[Task description] Set down, exactly as written, the lines from the top of the data to the line that holds "5.75, 5.75, 5.75];", and omit the pictures.

□ □ □ □

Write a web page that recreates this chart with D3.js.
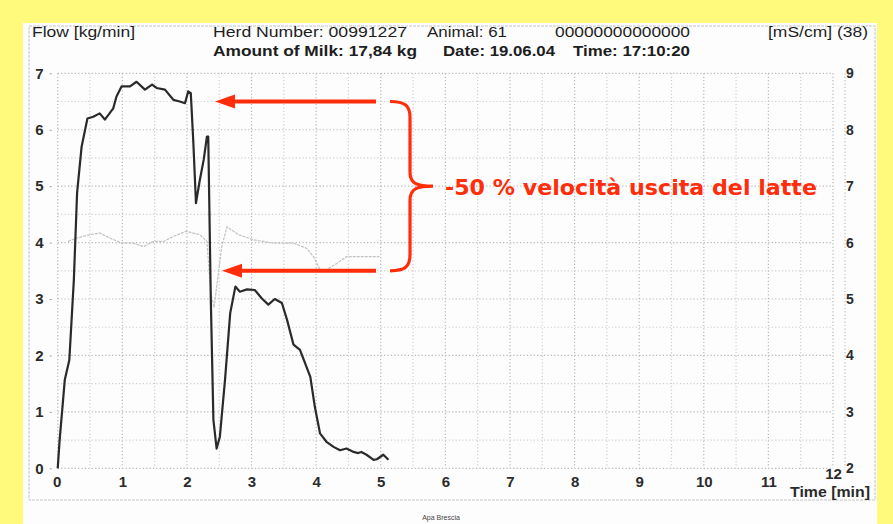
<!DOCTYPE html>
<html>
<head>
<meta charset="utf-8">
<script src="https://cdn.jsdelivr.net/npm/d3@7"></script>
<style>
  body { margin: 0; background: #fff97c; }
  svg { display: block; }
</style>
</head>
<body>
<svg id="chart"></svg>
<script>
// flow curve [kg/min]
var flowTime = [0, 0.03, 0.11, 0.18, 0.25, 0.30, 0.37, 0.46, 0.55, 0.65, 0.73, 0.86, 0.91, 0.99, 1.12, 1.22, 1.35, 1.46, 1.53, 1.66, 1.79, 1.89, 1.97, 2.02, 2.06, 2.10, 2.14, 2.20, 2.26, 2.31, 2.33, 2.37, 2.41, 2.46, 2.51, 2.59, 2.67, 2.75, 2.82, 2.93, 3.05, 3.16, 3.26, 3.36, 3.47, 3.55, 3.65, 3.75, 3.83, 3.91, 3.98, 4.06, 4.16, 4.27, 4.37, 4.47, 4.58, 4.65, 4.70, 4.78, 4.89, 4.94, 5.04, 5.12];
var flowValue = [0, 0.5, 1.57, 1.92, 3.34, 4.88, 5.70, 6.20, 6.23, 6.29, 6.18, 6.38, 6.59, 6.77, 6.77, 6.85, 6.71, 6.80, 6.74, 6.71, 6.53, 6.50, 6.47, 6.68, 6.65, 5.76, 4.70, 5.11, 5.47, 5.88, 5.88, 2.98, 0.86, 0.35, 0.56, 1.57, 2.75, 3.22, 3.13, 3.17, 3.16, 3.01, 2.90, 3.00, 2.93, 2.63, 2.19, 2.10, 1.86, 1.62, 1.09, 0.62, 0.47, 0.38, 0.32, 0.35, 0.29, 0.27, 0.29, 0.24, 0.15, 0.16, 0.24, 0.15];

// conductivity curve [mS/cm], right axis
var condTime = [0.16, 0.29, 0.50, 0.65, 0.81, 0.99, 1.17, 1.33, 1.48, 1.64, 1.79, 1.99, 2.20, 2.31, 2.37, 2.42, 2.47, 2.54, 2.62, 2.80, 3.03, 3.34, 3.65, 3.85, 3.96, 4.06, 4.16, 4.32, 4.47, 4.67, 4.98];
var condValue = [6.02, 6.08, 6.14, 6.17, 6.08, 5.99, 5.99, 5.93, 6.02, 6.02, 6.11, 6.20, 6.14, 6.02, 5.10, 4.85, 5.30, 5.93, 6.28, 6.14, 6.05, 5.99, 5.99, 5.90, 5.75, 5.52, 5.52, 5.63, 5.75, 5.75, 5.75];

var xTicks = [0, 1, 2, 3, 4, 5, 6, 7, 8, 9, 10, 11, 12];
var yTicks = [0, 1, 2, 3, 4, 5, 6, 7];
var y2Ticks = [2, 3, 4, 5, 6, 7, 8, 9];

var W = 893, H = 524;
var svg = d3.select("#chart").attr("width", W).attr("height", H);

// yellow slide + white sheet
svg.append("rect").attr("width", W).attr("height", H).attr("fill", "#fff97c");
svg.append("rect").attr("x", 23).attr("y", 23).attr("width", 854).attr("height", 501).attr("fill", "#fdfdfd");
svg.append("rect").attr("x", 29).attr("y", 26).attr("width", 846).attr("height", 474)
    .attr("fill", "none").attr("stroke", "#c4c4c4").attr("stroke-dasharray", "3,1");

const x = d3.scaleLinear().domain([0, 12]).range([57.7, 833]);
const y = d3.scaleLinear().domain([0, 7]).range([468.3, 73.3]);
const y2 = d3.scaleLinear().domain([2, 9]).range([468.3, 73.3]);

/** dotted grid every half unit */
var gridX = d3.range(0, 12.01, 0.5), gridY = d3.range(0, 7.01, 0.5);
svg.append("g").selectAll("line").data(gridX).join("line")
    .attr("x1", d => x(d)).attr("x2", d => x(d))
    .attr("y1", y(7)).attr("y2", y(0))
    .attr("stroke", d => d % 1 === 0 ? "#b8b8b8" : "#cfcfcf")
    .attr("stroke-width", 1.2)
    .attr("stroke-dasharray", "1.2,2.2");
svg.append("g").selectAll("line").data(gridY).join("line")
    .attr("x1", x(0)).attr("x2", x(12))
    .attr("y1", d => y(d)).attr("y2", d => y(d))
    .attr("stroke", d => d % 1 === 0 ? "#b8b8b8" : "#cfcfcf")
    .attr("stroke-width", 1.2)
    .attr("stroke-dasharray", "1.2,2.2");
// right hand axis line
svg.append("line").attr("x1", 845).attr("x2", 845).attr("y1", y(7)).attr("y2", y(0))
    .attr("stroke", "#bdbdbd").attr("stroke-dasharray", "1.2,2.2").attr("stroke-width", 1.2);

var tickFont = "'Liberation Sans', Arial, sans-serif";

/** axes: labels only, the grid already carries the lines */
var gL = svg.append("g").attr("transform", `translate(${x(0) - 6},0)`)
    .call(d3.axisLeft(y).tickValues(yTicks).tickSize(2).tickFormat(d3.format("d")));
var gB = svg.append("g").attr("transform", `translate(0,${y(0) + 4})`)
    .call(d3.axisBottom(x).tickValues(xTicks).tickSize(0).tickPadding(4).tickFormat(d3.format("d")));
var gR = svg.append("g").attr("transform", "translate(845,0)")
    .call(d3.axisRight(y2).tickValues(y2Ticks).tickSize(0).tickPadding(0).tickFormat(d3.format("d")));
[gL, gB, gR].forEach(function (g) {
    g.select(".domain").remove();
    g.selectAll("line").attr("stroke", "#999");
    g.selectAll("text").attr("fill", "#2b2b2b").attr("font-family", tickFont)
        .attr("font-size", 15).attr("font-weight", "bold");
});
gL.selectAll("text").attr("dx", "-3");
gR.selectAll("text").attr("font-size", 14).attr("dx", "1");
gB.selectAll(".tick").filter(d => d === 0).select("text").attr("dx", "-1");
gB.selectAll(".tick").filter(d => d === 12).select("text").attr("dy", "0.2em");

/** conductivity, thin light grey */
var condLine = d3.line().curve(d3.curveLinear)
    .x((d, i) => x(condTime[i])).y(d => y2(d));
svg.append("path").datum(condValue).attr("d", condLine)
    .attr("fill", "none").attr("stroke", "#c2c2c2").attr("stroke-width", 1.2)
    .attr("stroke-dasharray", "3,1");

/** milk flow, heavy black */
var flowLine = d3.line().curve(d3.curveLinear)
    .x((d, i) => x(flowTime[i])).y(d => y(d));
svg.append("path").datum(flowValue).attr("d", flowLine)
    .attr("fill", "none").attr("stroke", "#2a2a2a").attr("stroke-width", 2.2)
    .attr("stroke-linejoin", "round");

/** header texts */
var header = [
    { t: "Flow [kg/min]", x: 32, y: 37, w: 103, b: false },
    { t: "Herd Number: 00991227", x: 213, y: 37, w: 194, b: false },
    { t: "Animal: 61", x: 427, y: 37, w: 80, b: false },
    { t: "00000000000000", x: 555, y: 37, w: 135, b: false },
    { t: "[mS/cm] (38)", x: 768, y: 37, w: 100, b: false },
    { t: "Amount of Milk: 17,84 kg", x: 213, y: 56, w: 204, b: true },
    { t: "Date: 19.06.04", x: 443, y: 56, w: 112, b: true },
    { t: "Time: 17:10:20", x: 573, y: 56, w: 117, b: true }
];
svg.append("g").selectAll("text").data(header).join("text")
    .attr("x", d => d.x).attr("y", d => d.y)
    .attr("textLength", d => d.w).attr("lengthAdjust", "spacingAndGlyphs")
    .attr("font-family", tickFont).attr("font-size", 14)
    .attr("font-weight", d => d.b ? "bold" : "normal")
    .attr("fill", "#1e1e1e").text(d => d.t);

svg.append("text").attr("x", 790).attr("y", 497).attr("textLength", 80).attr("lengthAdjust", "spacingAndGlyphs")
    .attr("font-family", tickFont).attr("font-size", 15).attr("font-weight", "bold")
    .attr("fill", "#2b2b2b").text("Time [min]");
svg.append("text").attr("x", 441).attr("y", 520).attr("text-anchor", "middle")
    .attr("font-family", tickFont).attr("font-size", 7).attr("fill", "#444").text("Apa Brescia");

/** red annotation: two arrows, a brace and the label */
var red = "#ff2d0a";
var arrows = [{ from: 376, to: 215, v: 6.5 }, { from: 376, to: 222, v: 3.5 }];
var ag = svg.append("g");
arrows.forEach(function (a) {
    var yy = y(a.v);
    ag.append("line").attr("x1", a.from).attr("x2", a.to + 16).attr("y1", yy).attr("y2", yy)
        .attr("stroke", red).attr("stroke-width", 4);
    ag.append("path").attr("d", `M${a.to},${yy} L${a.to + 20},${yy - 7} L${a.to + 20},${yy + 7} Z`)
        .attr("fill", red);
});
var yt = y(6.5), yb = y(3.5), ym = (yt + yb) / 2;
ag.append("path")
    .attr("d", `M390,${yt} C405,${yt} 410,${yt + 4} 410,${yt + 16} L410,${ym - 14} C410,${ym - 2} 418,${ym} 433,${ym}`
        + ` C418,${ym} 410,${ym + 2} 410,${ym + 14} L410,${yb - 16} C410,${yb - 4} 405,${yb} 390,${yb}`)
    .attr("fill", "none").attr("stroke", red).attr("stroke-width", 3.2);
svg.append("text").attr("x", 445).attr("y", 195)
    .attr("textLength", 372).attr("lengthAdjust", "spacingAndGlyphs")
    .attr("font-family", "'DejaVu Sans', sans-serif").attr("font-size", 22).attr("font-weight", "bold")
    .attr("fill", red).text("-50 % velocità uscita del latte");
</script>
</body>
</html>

□ □ □ □

[Reply]
Write a web page that recreates this chart with D3.js.
<!DOCTYPE html>
<html>
<head>
<meta charset="utf-8">
<script src="https://cdn.jsdelivr.net/npm/d3@7"></script>
<style>
  body { margin: 0; background: #fff97c; }
  svg { display: block; }
</style>
</head>
<body>
<svg id="chart"></svg>
<script>
// flow curve [kg/min]
var flowTime = [0, 0.03, 0.11, 0.18, 0.25, 0.30, 0.37, 0.46, 0.55, 0.65, 0.73, 0.86, 0.91, 0.99, 1.12, 1.22, 1.35, 1.46, 1.53, 1.66, 1.79, 1.89, 1.97, 2.02, 2.06, 2.10, 2.14, 2.20, 2.26, 2.31, 2.33, 2.37, 2.41, 2.46, 2.51, 2.59, 2.67, 2.75, 2.82, 2.93, 3.05, 3.16, 3.26, 3.36, 3.47, 3.55, 3.65, 3.75, 3.83, 3.91, 3.98, 4.06, 4.16, 4.27, 4.37, 4.47, 4.58, 4.65, 4.70, 4.78, 4.89, 4.94, 5.04, 5.12];
var flowValue = [0, 0.5, 1.57, 1.92, 3.34, 4.88, 5.70, 6.20, 6.23, 6.29, 6.18, 6.38, 6.59, 6.77, 6.77, 6.85, 6.71, 6.80, 6.74, 6.71, 6.53, 6.50, 6.47, 6.68, 6.65, 5.76, 4.70, 5.11, 5.47, 5.88, 5.88, 2.98, 0.86, 0.35, 0.56, 1.57, 2.75, 3.22, 3.13, 3.17, 3.16, 3.01, 2.90, 3.00, 2.93, 2.63, 2.19, 2.10, 1.86, 1.62, 1.09, 0.62, 0.47, 0.38, 0.32, 0.35, 0.29, 0.27, 0.29, 0.24, 0.15, 0.16, 0.24, 0.15];

// conductivity curve [mS/cm], right axis
var condTime = [0.16, 0.29, 0.50, 0.65, 0.81, 0.99, 1.17, 1.33, 1.48, 1.64, 1.79, 1.99, 2.20, 2.31, 2.37, 2.42, 2.47, 2.54, 2.62, 2.80, 3.03, 3.34, 3.65, 3.85, 3.96, 4.06, 4.16, 4.32, 4.47, 4.67, 4.98];
var condValue = [6.02, 6.08, 6.14, 6.17, 6.08, 5.99, 5.99, 5.93, 6.02, 6.02, 6.11, 6.20, 6.14, 6.02, 5.10, 4.85, 5.30, 5.93, 6.28, 6.14, 6.05, 5.99, 5.99, 5.90, 5.75, 5.52, 5.52, 5.63, 5.75, 5.75, 5.75];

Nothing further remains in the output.